The loyalist beat a military-backed candidate, while Ms Suu Kyi retained executive authority over the government.

It came as the country’s civilian government struggled to implement peace, with Myanmar's powerful army under heavy international criticism for its brutal counterinsurgency campaign against the nation's Rohingya Muslims.

Win Myint, 66, replaces another Ms Suu Kyi loyalist, Htin Kyaw, who retired last week due to ill health. Mr Win Myint is a long-serving member of her National League for Democracy – an affiliation that led to his becoming a political prisoner under the previous military government.

Myanmar’s army ruled the country for half a century, during which it was accused of widespread abuses. The armed forces relinquished some of its power to the civilian government in 2016, but it remains in charge of security matters.

The army is responsible for mass village-burnings and the widespread rape and murder of the country’s Rohingya Muslim population in Myanmar’s western Rakhine state, which has seen nearly 700,000 Muslim Rohingya flee to Bangladesh since August. The United States and UN have described the operation as ethnic cleansing, which Myanmar denies.

When Ms Suu Kyi’s government was installed in 2016 and she was made state counsellor, she said she would be “above the president”, a position largely supported by her party and the public.

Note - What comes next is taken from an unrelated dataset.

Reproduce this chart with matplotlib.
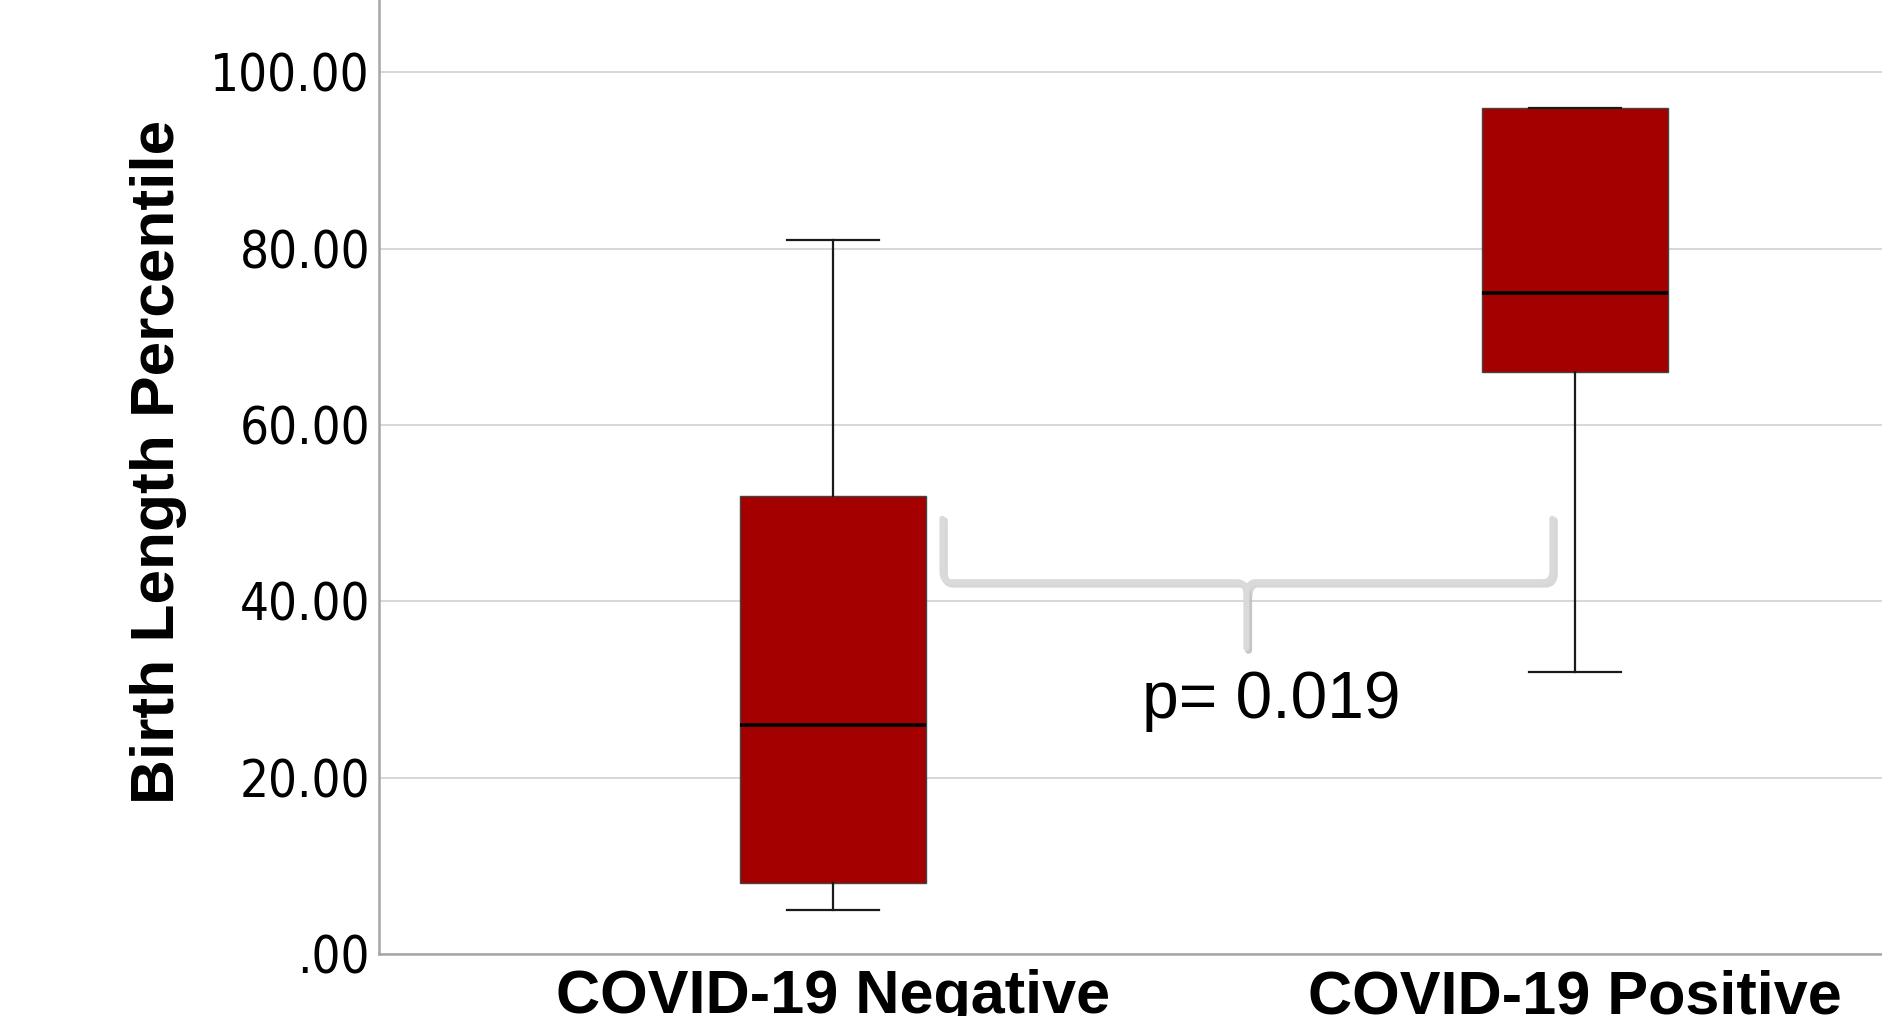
import matplotlib
matplotlib.use("Agg")
import matplotlib.pyplot as plt
from matplotlib.path import Path
from matplotlib.patches import PathPatch
from matplotlib import font_manager

# ---- data ----
categories = ["COVID-19 Negative", "COVID-19 Positive"]
whisker_low = [5, 32]
q1 = [8, 66]
medians = [26, 75]
q3 = [52, 96]
whisker_high = [81, 96]
ytick_values = [0, 20, 40, 60, 80, 100]
ytick_labels = [".00", "20.00", "40.00", "60.00", "80.00", "100.00"]
p_text = "p= 0.019"

# pick a condensed DejaVu if installed
cond = [f for f in font_manager.fontManager.ttflist
        if f.name.startswith("DejaVu Sans") and "ondensed" in f.fname and f.weight in (400, "normal")
        and f.style == "normal"]
if cond:
    ytick_font = dict(fontproperties=font_manager.FontProperties(fname=cond[0].fname, size=36.5))
else:
    ytick_font = dict(fontfamily="Open Sans", fontsize=36.5)

fig = plt.figure(figsize=(18.83, 10.16), dpi=100)
ax = fig.add_axes([0.2013, 0.061, 0.7987, 0.939])

stats = []
for i, c in enumerate(categories):
    stats.append(dict(label=c, med=medians[i], q1=q1[i], q3=q3[i],
                      whislo=whisker_low[i], whishi=whisker_high[i], fliers=[]))

positions = [1, 2]
ax.bxp(stats, positions=positions, widths=0.25, capwidths=0.124, patch_artist=True,
       showfliers=False,
       boxprops=dict(facecolor="#a50000", edgecolor="#444444", linewidth=1.0),
       medianprops=dict(color="black", linewidth=2.6),
       whiskerprops=dict(color="#1a1a1a", linewidth=1.6),
       capprops=dict(color="#1a1a1a", linewidth=1.6), zorder=3)

ax.set_xlim(0.388, 2.415)
ax.set_ylim(0, 108.2)
ax.set_yticks(ytick_values)
ax.set_yticklabels(ytick_labels, **ytick_font)
ax.set_xticks(positions)
ax.set_xticklabels(categories, fontfamily="Liberation Sans", fontweight="bold", fontsize=44)
ax.tick_params(axis="both", length=0)
ax.tick_params(axis="y", pad=6.5)
ax.tick_params(axis="x", pad=11)

ax.grid(axis="y", color="#d4d4d4", linewidth=1.3, zorder=0)
ax.set_axisbelow(True)
for s in ["top", "right"]:
    ax.spines[s].set_visible(False)
for s in ["left", "bottom"]:
    ax.spines[s].set_color("#a6a6a6")
    ax.spines[s].set_linewidth(1.8)

ax.set_ylabel("Birth Length Percentile", fontfamily="Liberation Sans", fontweight="bold",
              fontsize=44.8)
ax.yaxis.set_label_coords(-0.128, 0.516)

# ---- brace ----
xl, xr, xc = 1.147, 1.969, 1.557
ytop, yh, ytip = 49.4, 42.2, 34.7
dx = 0.012
dy = 1.2
verts = [(xl, ytop), (xl, yh + dy), (xl, yh), (xl + dx, yh),
         (xc - dx, yh), (xc, yh), (xc, yh - dy * 1.5), (xc, ytip)]
codes = [Path.MOVETO, Path.LINETO, Path.CURVE3, Path.CURVE3,
         Path.LINETO, Path.CURVE3, Path.CURVE3, Path.LINETO]
verts2 = [(xr, ytop), (xr, yh + dy), (xr, yh), (xr - dx, yh),
          (xc + dx, yh), (xc, yh), (xc, yh - dy * 1.5), (xc, ytip)]
for v in (verts, verts2):
    shadow = [(x + 0.003, y - 0.25) for x, y in v]
    ax.add_patch(PathPatch(Path(shadow, codes), fill=False, edgecolor="#bdbdbd",
                           linewidth=5, alpha=0.6, capstyle="round", joinstyle="round", zorder=4))
    ax.add_patch(PathPatch(Path(v, codes), fill=False, edgecolor="#dadada",
                           linewidth=4, capstyle="round", joinstyle="round", zorder=5))

ax.text(1.59, 26.8, p_text, fontfamily="Liberation Sans", fontsize=47.4,
        ha="center", va="baseline", zorder=6)

fig.savefig("out.png", dpi=100)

The state counsellor role was created especially for Ms Suu Kyi because she is constitutionally banned from the presidency. A clause in the 2008 military-drafted constitution bars anyone with a foreign spouse or child from holding the job. Ms Suu Kyi’s two sons are British, as was her late husband.

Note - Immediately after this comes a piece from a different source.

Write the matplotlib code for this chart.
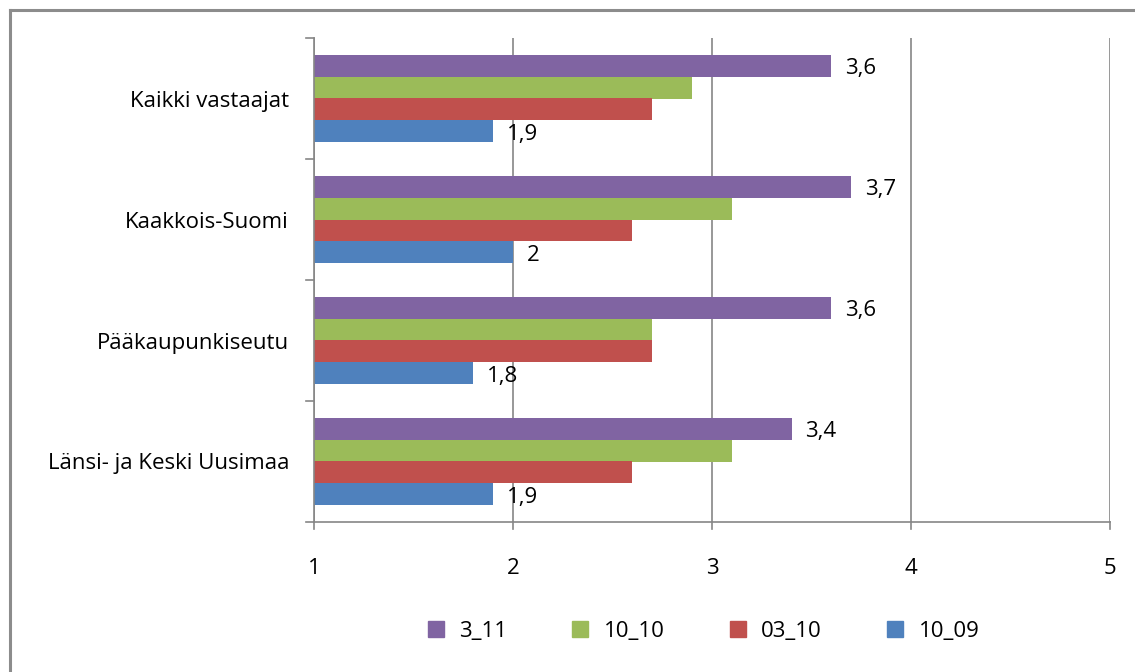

Myanmar’s president is elected by a joint sitting of the two houses of parliament from among the country’s three vice presidents, representing the lower house, the upper house and the military.

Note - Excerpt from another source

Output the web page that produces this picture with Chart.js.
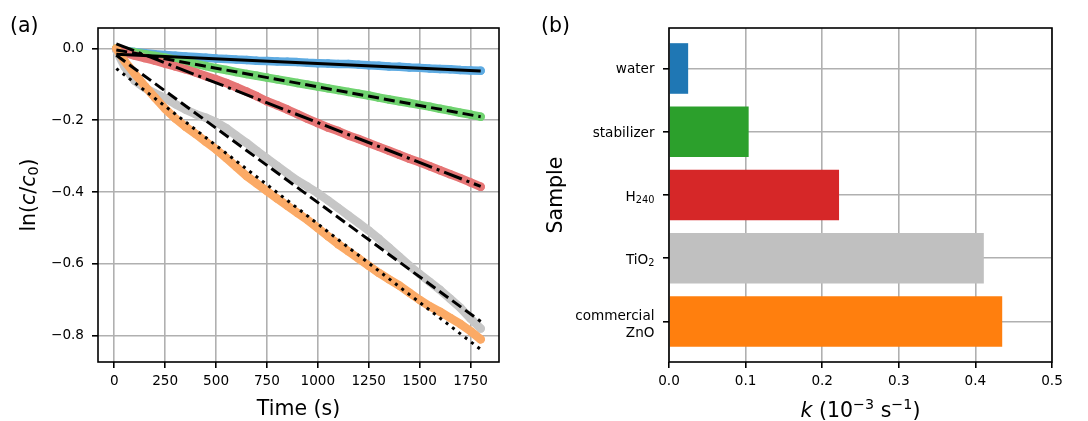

Mr Win Myint, the vice president backed by Ms Suu Kyi’s ruling party and selected by the lower house, received 403 votes from the combined houses. Meanwhile, Myint Swe, the vice president supported by the military, had 211 votes and Henry Van Tio, the vice president selected by the upper house, had 18.

The National League for Democracy’s (NLD) landslide election victory in late 2015 gave it large majorities in both houses.

But under the constitution, the military holds special privileges in the country’s administration, including a 25 per cent share of parliamentary seats and the three security portfolios in the cabinet.

Having been both a member of the NLD’s Central Executive Committee and speaker of the lower house for two years shows Mr Win Myint holds the skills to be president, said Win Zaw, a party representative sitting in the lower house

“We hope that he will do great work as the president, and I am sure he will use his power to do the best he can for the country,” he said.

Mr Win Myint was a successful parliamentary candidate in the 1990 general election, but the military invalidated the poll and he was denied a seat. He was elected in 2012 and again in 2015.

Born in the Irrawaddy Delta in 1951, Mr Win Myint won his degree in geology in Yangon, only to become a lawyer in the 1980s. He became involved with the NLD in the party's infancy, during the failed anti-military uprising of 1988, which led to his brief stint in prison. In 2010, he became a member of the Central Executive Committee of Suu Kyi’s party.

“Win Myint was educated as a lawyer and has been loyal to the party as well,” said Aung Shin, a close friend and colleague. “More importantly, he has always worked together with Aung San Suu Kyi and they have mutual trust. I see him as a very reliable person who will be a great president for the country, and people are very optimistic about him.”

Khin Zaw Win, director of the Tampadipa Institute, a policy advocacy group, questioned whether Mr Win Myint’s loyalty to Ms Suu Kyi was an asset.

“To those who are asking, he will be forever Aung San Suu Kyi’s henchman,” he said. “I don’t expect much change in the presidency, unless Win Myint puts the country’s interests before Aung San Suu Kyi’s and that of the military.”